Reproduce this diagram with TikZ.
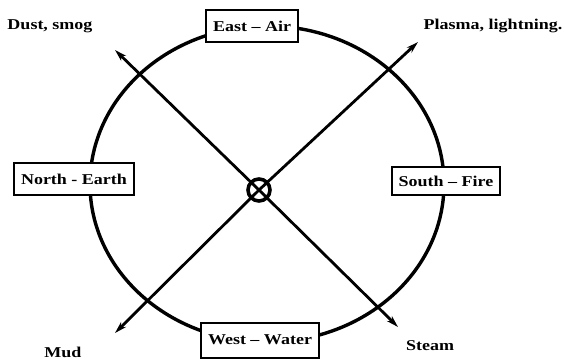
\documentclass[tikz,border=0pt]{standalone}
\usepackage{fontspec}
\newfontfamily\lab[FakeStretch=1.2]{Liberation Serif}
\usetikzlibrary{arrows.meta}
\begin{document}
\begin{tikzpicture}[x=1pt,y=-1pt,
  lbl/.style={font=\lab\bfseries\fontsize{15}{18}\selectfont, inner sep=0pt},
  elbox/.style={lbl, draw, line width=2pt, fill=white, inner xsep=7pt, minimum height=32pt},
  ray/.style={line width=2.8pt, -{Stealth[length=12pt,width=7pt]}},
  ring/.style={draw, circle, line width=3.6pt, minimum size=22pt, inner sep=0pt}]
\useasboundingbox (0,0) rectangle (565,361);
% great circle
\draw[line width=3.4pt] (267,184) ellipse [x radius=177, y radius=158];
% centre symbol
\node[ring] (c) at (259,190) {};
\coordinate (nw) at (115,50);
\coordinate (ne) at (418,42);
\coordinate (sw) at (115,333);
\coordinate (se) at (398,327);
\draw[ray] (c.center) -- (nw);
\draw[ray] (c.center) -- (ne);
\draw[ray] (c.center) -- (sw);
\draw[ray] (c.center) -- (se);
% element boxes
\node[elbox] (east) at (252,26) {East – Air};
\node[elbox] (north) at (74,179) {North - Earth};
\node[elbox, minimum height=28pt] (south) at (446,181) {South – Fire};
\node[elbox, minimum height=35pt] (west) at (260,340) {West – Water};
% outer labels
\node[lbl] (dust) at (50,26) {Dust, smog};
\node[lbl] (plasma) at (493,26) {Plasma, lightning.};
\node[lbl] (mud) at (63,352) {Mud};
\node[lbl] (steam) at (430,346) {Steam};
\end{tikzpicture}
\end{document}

- - - - - - -

Repeat the material above verbatim. Leave the pictures behind.

Reproduce this diagram with TikZ.
\documentclass[tikz,border=0pt]{standalone}
\usepackage{fontspec}
\newfontfamily\lab[FakeStretch=1.2]{Liberation Serif}
\usetikzlibrary{arrows.meta}
\begin{document}
\begin{tikzpicture}[x=1pt,y=-1pt,
  lbl/.style={font=\lab\bfseries\fontsize{15}{18}\selectfont, inner sep=0pt},
  elbox/.style={lbl, draw, line width=2pt, fill=white, inner xsep=7pt, minimum height=32pt},
  ray/.style={line width=2.8pt, -{Stealth[length=12pt,width=7pt]}},
  ring/.style={draw, circle, line width=3.6pt, minimum size=22pt, inner sep=0pt}]
\useasboundingbox (0,0) rectangle (565,361);
% great circle
\draw[line width=3.4pt] (267,184) ellipse [x radius=177, y radius=158];
% centre symbol
\node[ring] (c) at (259,190) {};
\coordinate (nw) at (115,50);
\coordinate (ne) at (418,42);
\coordinate (sw) at (115,333);
\coordinate (se) at (398,327);
\draw[ray] (c.center) -- (nw);
\draw[ray] (c.center) -- (ne);
\draw[ray] (c.center) -- (sw);
\draw[ray] (c.center) -- (se);
% element boxes
\node[elbox] (east) at (252,26) {East – Air};
\node[elbox] (north) at (74,179) {North - Earth};
\node[elbox, minimum height=28pt] (south) at (446,181) {South – Fire};
\node[elbox, minimum height=35pt] (west) at (260,340) {West – Water};
% outer labels
\node[lbl] (dust) at (50,26) {Dust, smog};
\node[lbl] (plasma) at (493,26) {Plasma, lightning.};
\node[lbl] (mud) at (63,352) {Mud};
\node[lbl] (steam) at (430,346) {Steam};
\end{tikzpicture}
\end{document}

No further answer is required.